Those hoping to see a dramatic redesign of De la Guerra Plaza were heartened by the Santa Barbara City Council’s decision to hire a consultant to jump-start the community planning process for such an ambitious endeavor. That action reverses the council’s previous decision – made two years ago – to take a low-key fix-it approach to the historical plaza in deference to business interests and the Santa Barbara News-Press, which argued there was nothing wrong with the area that a few new curb-cuts and electrical outlets couldn’t cure. But now, the council will entertain proposals to make the plaza more inviting to residents, including banning cars from the area.
It appears the politically connected board of the Granada Theatre has beaten back a plan to impose a $1 surcharge on Granada tickets to fund local arts groups.
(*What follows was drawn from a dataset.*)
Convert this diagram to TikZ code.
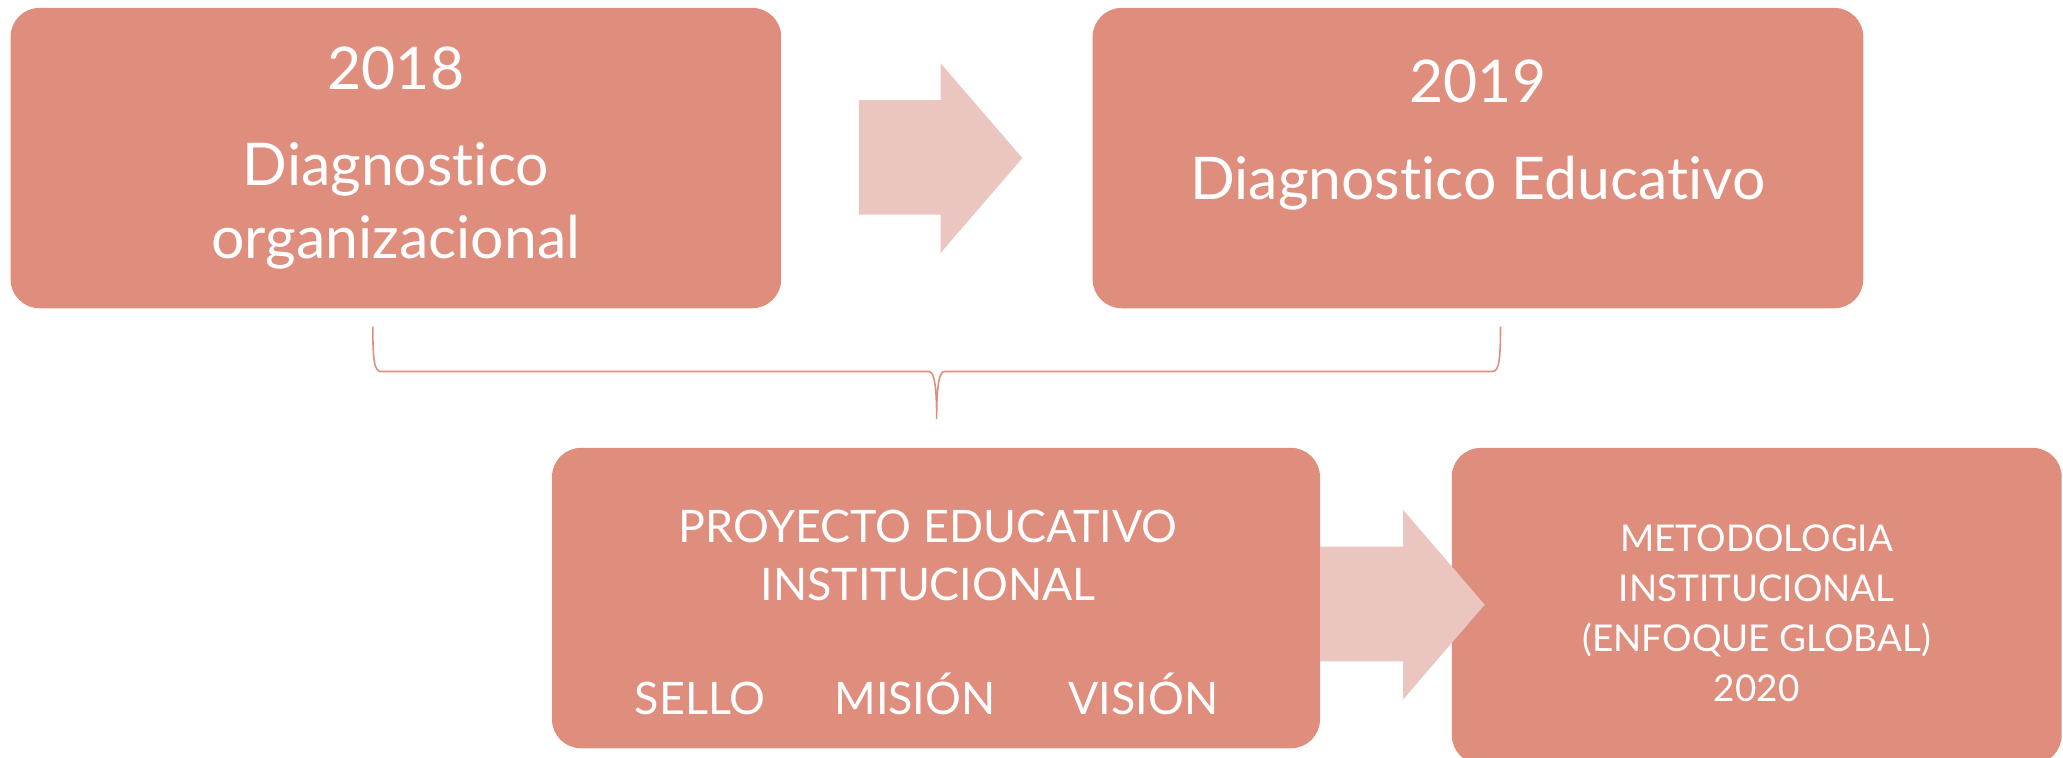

Smaller arts groups supported the surcharge, arguing that City Hall had already given the Granada $4.5 million (as well as building the $25 million Granada Garage), and is now facing a request for an additional $500,000. But at a Monday meeting, Granada supporters argued the Granada will subsidize the rent it charges many local arts organizations, which will contribute to an annual operating shortfall projected at $500,000. They said the surcharge was unfair to their customers and offered to participate in an effort to develop a sustainable funding approach for Santa Barbara’s performing arts community. Councilmember Iya Falcone suggested the city might contribute $50,000 to study the matter.
Southern California developer Rick Caruso confirmed that he is purchasing the long-neglected Miramar Hotel, located along Highway 101 in Montecito, from Biltmore hotel owner Ty Warner. Appearing at a press conference with 1st District Supervisor Salud Carbajal on January 26, Caruso said he would try to preserve one or two of the landmark hotel’s bungalows and will maintain the blue-roofed theme if the community desires, but he also said that the buildings are mostly too dilapidated and the rooms too small to simply refurbish. Caruso’s other projects include The Grove, an upscale, open-air “shopping village” associated with Los Angeles’s historic Farmers Market.
The Citizens Planning Association has filed suit against the Santa Barbara City Council and developer Mark Lee to examine alternatives to the Veronica Meadows housing development, which the council approved in December on a 5-2 council vote. The lawsuit, made public January 30, accuses the council of failing to adequately explain why “overriding considerations” excused the project’s environmental impacts. For several years, Lee sought the city’s approval to develop the creekside acreage along Las Positas Road, where he now has permission to build 23 luxury homes – and two affordable units for people who can pay up to $400,000 for a home.